Thanks Puff, glad you're happy!  If you're running low, I heard something about a Wolfe Rub Holiday Special!


----------



## Puff1 (Dec 4, 2006)

Larry Wolfe said:
			
		

> Puff said:
> 
> 
> 
> ...


Really I didn't know  
Bruce mentioned something about I think


----------



## Captain Morgan (Dec 4, 2006)

Store bought slaw, hmmm?


----------



## Puff1 (Dec 4, 2006)

Captain Morgan said:
			
		

> Store bought slaw, hmmm?


Nope, homemade


----------



## Nick Prochilo (Dec 4, 2006)

Puff, that picture , + some of BTGG beans is exactly what my dinner is going to look like tonight


----------



## john a (Dec 4, 2006)

Puff said:
			
		

> Greg, camera is a piece of crap.
> Scotty haven't touched a drop.
> Larry I sprinkle ze rub and have ze spice, it was perfect



Puff,

If you get to shopping for another camera research the Canon Power Shot A 530. IIRC they are about $250.00, I set mine on Auto and point & shoot.

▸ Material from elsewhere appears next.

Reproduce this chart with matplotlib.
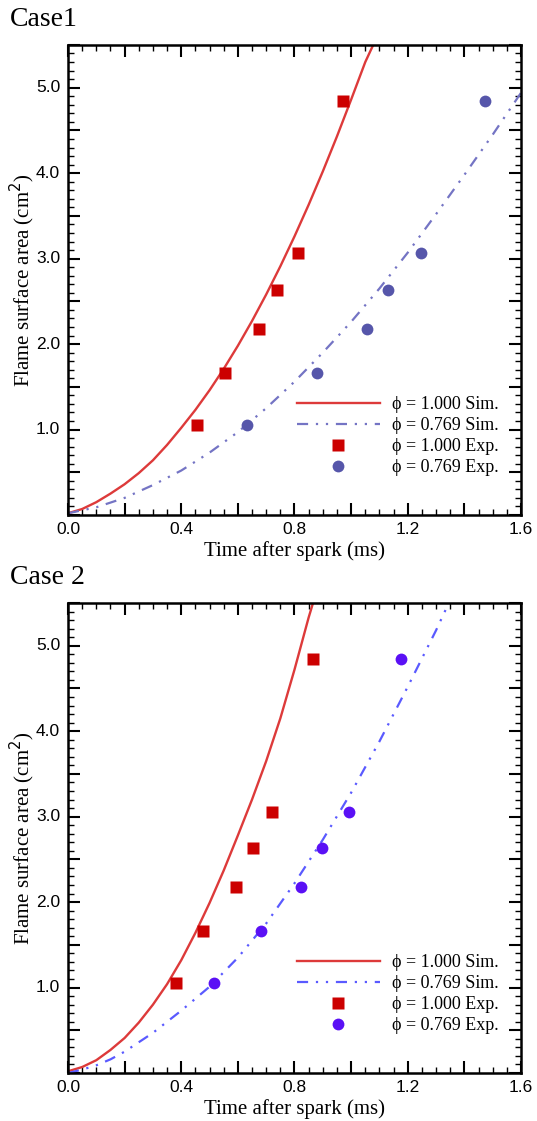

Oh, BTW, great looking sandwich.


----------



## Puff1 (Dec 4, 2006)

oct_97 said:
			
		

> Puff said:
> 
> 
> 
> ...


Matter of fact I am shopping for one. Wife wants a new one for X-mas.
You take some awesome pics, I'll have to check it out.
Thanks for the info and the compliment


----------



## Larry D. (Dec 4, 2006)

oct_97 said:
			
		

> If you get to shopping for another camera research the Canon Power Shot A 530. IIRC they are about $250.00, I set mine on Auto and point & shoot. Oh, BTW, great looking sandwich.



The Canon point-and-shoot cameras are nice.  I got a Power Shot A540 for my daughter, $125 (after rebate) from Home Depot just before Thanksgiving.  I like it much better than the Nikon I paid about $400 for several years ago.


----------